Beans are a healthy source of folic acid and vitamin C but low in calories. The bean plants grow quickly and will produce edible pods within two months of planting. Of course, there are hundreds of varieties of beans, but the bush snap bean is by far the most popular bean grown in home gardens, says Craig Anderson of the University of Arkansas. There are a few key factors in knowing the best way to grow a bean plant.
Prepare the soil for the beans. Remove any weeds in the area. Make sure the soil is well-draining and has 50 to 70 percent of organic matter worked into it. Mound the soil into a ridge about 6 inches high that goes the length of the row to ensure good drainage.

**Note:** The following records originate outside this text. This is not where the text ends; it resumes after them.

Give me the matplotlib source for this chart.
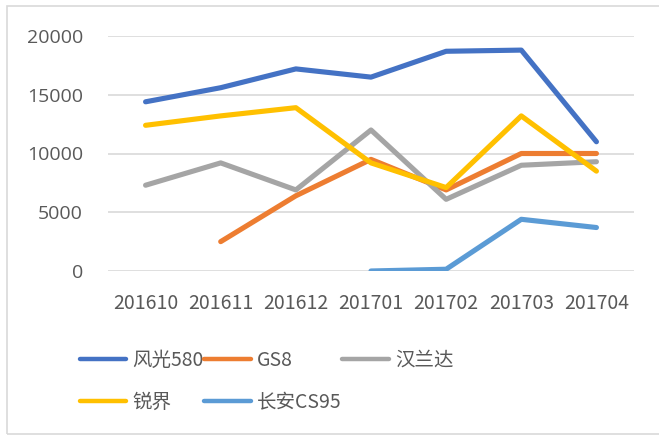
import matplotlib
matplotlib.use("Agg")
import matplotlib.pyplot as plt
import numpy as np
from matplotlib.patches import Rectangle

months = ["201610", "201611", "201612", "201701", "201702", "201703", "201704"]
nan = np.nan

fengguang = [14400, 15600, 17200, 16500, 18700, 18800, 11000]
gs8 = [nan, 2500, 6400, 9500, 6900, 10000, 10000]
hanlanda = [7300, 9200, 6900, 12000, 6100, 9000, 9300]
ruijie = [12400, 13200, 13900, 9200, 7100, 13200, 8500]
cs95 = [nan, nan, nan, 0, 150, 4400, 3700]

names = ["风光580", "GS8", "汉兰达", "锐界", "长安CS95"]
colors = ["#4472C4", "#ED7D31", "#A5A5A5", "#FFC000", "#5B9BD5"]

txt = "#595959"
narrow = ["Liberation Sans Narrow", "Noto Sans CJK SC", "DejaVu Sans"]

fig = plt.figure(figsize=(6.59, 4.36), dpi=100)
# chart border (right side runs off the picture)
fig.add_artist(Rectangle((7 / 659, 1 - 434 / 436), 1.0, (434 - 6) / 436,
                         transform=fig.transFigure, fill=False,
                         edgecolor="#D9D9D9", linewidth=1.2))

ax = fig.add_axes([108 / 659, 165 / 436, 526 / 659, 235 / 436])
x = np.arange(len(months))
series = [fengguang, gs8, hanlanda, ruijie, cs95]
handles = []
for vals, name, c in zip(series, names, colors):
    ln, = ax.plot(x, vals, color=c, lw=3.7, solid_capstyle="round",
                  solid_joinstyle="round", label=name)
    handles.append(ln)

ax.set_xlim(-0.5, 6.5)
ax.set_ylim(0, 20000)
ax.set_yticks([0, 5000, 10000, 15000, 20000])
ax.yaxis.grid(True, color="#D9D9D9", lw=1.2)
ax.set_axisbelow(True)
for s in ax.spines.values():
    s.set_visible(False)
ax.tick_params(length=0)
ax.set_xticks(x)
ax.set_xticklabels(months, family=narrow, fontsize=14, color=txt)
for lab in ax.get_yticklabels():
    lab.set_family(["Open Sans", "DejaVu Sans"])
    lab.set_fontsize(14)
    lab.set_color(txt)
ax.tick_params(axis="y", pad=18)
ax.tick_params(axis="x", pad=16)

# legend fills row by row in the reference, matplotlib fills by column
order = [0, 3, 1, 4, 2]
leg = fig.legend([handles[i] for i in order], [names[i] for i in order],
                 loc="upper left", bbox_to_anchor=(62 / 659, 1 - 332 / 436),
                 ncol=3, frameon=False, handlelength=2.4, handletextpad=0.3,
                 columnspacing=0.05, labelspacing=1.1,
                 prop={"family": narrow, "size": 14})
for t in leg.get_texts():
    t.set_color(txt)
for h in leg.get_lines():
    h.set_linewidth(3.2)

fig.savefig("out.png", dpi=100)
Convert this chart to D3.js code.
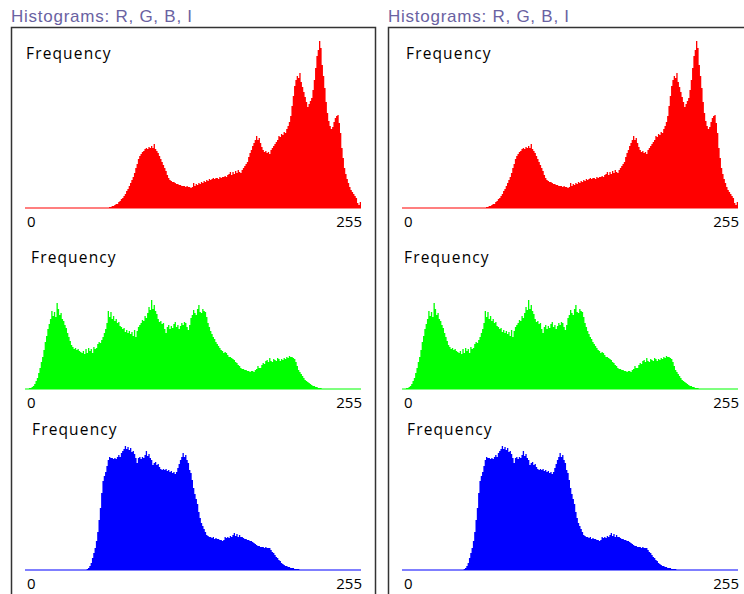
<!DOCTYPE html>
<html>
<head>
<meta charset="utf-8">
<script src="https://cdn.jsdelivr.net/npm/d3@7"></script>
<style>
    body { margin: 0; background: #fff; }
    svg { display: block; }
</style>
</head>
<body>
<svg class="graphs" width="744" height="594"></svg>
<script>
// bin counts 0..255 (arbitrary units)
const redCounts = [
    0,0,0,0,0,0,0,0,0,0,0,0,0,0,0,0,
    0,0,0,0,0,0,0,0,0,0,0,0,0,0,0,0,
    0,0,0,0,0,0,0,0,0,0,0,0,0,0,0,0,
    0,0,0,0,0,0,0,0,0,0,0,0,0,0,0,0,
    1,1,2,2,3,4,4,6,7,9,10,12,14,17,19,22,
    25,28,31,35,40,44,49,52,54,56,57,59,60,59,61,60,
    62,60,64,59,57,55,52,49,46,43,40,37,33,30,28,27,
    26,26,25,24,24,23,23,22,22,22,21,22,21,21,20,21,
    25,22,24,23,25,24,26,25,27,26,28,27,29,28,29,30,
    29,30,30,29,31,30,31,31,32,31,33,34,36,33,36,34,
    37,35,38,36,35,38,40,42,44,46,51,55,58,62,65,68,
    72,68,70,65,61,58,56,57,55,56,54,58,60,62,64,66,
    68,72,71,74,73,76,75,79,82,86,92,102,112,122,128,132,
    130,135,126,121,116,111,106,101,104,107,110,118,128,140,152,158,
    167,160,143,132,120,106,95,87,82,79,81,86,90,92,93,85,
    75,60,50,40,34,29,25,21,18,16,14,12,10,5,3,6
];

const greenCounts = [
    0,0,0,1,1,2,3,5,8,11,16,21,27,32,39,47,
    53,60,65,70,78,73,77,72,86,80,74,76,70,68,64,61,
    56,52,48,44,42,40,41,39,40,38,37,36,38,35,40,36,
    41,38,40,36,42,40,41,45,47,46,49,52,56,60,66,78,
    72,77,70,73,68,70,66,67,63,62,60,61,57,59,56,58,
    55,57,53,59,52,58,62,64,66,69,68,73,71,76,82,79,
    89,80,84,78,75,70,67,68,65,66,60,56,62,64,60,63,
    61,65,67,62,64,60,63,66,64,67,66,62,59,64,71,74,
    79,76,74,80,84,77,76,80,78,77,72,66,62,58,55,52,
    50,47,45,43,41,39,38,36,37,36,34,32,32,31,30,29,
    27,26,24,23,21,20,20,19,19,18,18,17,18,18,17,19,
    20,23,21,21,24,26,25,28,29,27,31,28,27,30,29,28,
    31,30,28,30,29,31,30,32,31,33,32,32,31,30,27,23,
    19,17,15,13,11,9,8,7,6,5,4,3,3,2,2,1,
    1,1,0,0,0,0,0,0,0,0,0,0,0,0,0,0,
    0,0,0,0,0,0,0,0,0,0,0,0,0,0,0,0
];

const blueCounts = [
    0,0,0,0,0,0,0,0,0,0,0,0,0,0,0,0,
    0,0,0,0,0,0,0,0,0,0,0,0,0,0,0,0,
    0,0,0,0,0,0,0,0,0,0,0,0,0,0,0,1,
    2,4,7,12,17,22,29,38,50,62,77,89,94,98,104,110,
    113,112,112,111,112,111,113,115,113,117,119,121,124,121,123,120,
    122,118,119,116,112,107,112,113,111,113,112,115,119,114,116,112,
    110,105,107,108,105,106,103,101,100,101,100,101,99,100,98,99,
    97,98,96,98,102,106,110,113,117,113,115,110,107,100,97,90,
    82,76,71,66,58,52,47,44,41,38,35,34,33,33,32,33,
    31,32,31,31,30,30,29,30,33,32,33,32,34,33,35,37,
    34,36,33,35,33,33,32,31,31,30,30,29,29,28,27,26,
    25,24,24,23,23,23,22,23,22,22,22,20,18,17,15,13,
    12,10,9,7,6,5,4,4,3,3,2,2,2,1,1,1,
    1,0,0,0,0,0,0,0,0,0,0,0,0,0,0,0,
    0,0,0,0,0,0,0,0,0,0,0,0,0,0,0,0,
    0,0,0,0,0,0,0,0,0,0,0,0,0,0,0,0
];

const titleText = 'Histograms: R, G, B, I';
const yLabel = 'Frequency';
const binLabels = ['0', '255'];

//#region Layout
const graphs = d3.select('.graphs');

const panelLefts = [11, 388];
const panelWidth = 364;
const boxTop = 27.5;

const plotLeft = 14;      // relative to panel left
const plotWidth = 336;

const channels = [
    { counts: redCounts,   color: '#ff0000', top: 41,  base: 208, labelY: 59 },
    { counts: greenCounts, color: '#00ff00', top: 300, base: 389, labelY: 262.5 },
    { counts: blueCounts,  color: '#0000ff', top: 446, base: 570, labelY: 435 }
];

// "Frequency" sits a little differently in each chart
const labelOffsets = [[15, 20, 21], [18, 16, 19]];
//#endregion

const drawChart = (g, ch, labelDx) => {
    const xScale = d3.scaleLinear()
        .domain([0, ch.counts.length])
        .range([plotLeft, plotLeft + plotWidth]);

    const yScale = d3.scaleLinear()
        .domain([0, d3.max(ch.counts)])
        .range([ch.base, ch.top]);

    const bins = ch.counts.map((v, i) => ({ bin: i, value: v }));
    bins.push({ bin: ch.counts.length, value: ch.counts[ch.counts.length - 1] });

    const area = d3.area()
        .x(d => xScale(d.bin))
        .y0(yScale(0))
        .y1(d => yScale(d.value))
        .curve(d3.curveStepAfter);

    g.append('path')
        .datum(bins)
        .attr('d', area)
        .attr('fill', ch.color);

    g.append('line')
        .attr('x1', xScale(0))
        .attr('x2', xScale(ch.counts.length))
        .attr('y1', yScale(0))
        .attr('y2', yScale(0))
        .attr('stroke', ch.color)
        .attr('stroke-width', 1.2);

    g.append('text')
        .attr('class', 'freq')
        .attr('x', labelDx)
        .attr('y', ch.labelY)
        .text(yLabel);

    g.append('text')
        .attr('class', 'bin')
        .attr('x', xScale(0) + 2)
        .attr('y', yScale(0) + 19)
        .text(binLabels[0]);

    g.append('text')
        .attr('class', 'bin')
        .attr('x', xScale(ch.counts.length) + 1)
        .attr('y', yScale(0) + 19)
        .attr('text-anchor', 'end')
        .text(binLabels[1]);
};

panelLefts.forEach((left, p) => {
    const panel = graphs.append('g')
        .attr('transform', `translate(${left}, 0)`);

    panel.append('text')
        .attr('x', 0)
        .attr('y', 22)
        .attr('fill', '#6a62a2')
        .style('font-family', '"Liberation Sans", Arial, sans-serif')
        .style('font-size', '17px')
        .style('letter-spacing', '0.75px')
        .text(titleText);

    panel.append('rect')
        .attr('x', 0.5)
        .attr('y', boxTop)
        .attr('width', panelWidth)
        .attr('height', 600)
        .attr('fill', 'none')
        .attr('stroke', '#333')
        .attr('stroke-width', 1.5);

    channels.forEach((ch, c) => drawChart(panel.append('g'), ch, labelOffsets[p][c]));
});

graphs.selectAll('text.freq')
    .attr('fill', '#000')
    .style('font-family', '"Open Sans", sans-serif')
    .style('font-size', '15.5px')
    .style('letter-spacing', '1.15px');

graphs.selectAll('text.bin')
    .attr('fill', '#000')
    .style('font-family', '"Open Sans", sans-serif')
    .style('font-size', '15px');
</script>
</body>
</html>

Plant the beans in temperatues of 65 to 86 degrees F to avoid the risk of rotting the bean seed before it has a chance to germinate. Poke dry beans into the top of the ridge about 1 inch deep and 2 or 3 inches apart. Push the dirt back over beans. Plant a new row every 10 days to have an extended harvest.
Water the beans just after planting to ensure the soil stays slightly damp until the first leaves appears. Cease watering thereafter unless wilt occurs.
Mulch the bean plants with grass clippings or hay to conserve moisture over the shallow roots, keep the base of the plants dry and protect against weeds. Cultivating the soil around the root system is not advised.
Pick the beans daily to keep the plant in blossom and producing new plants. Pick after the morning dew has had time to dry and never after a rain storm.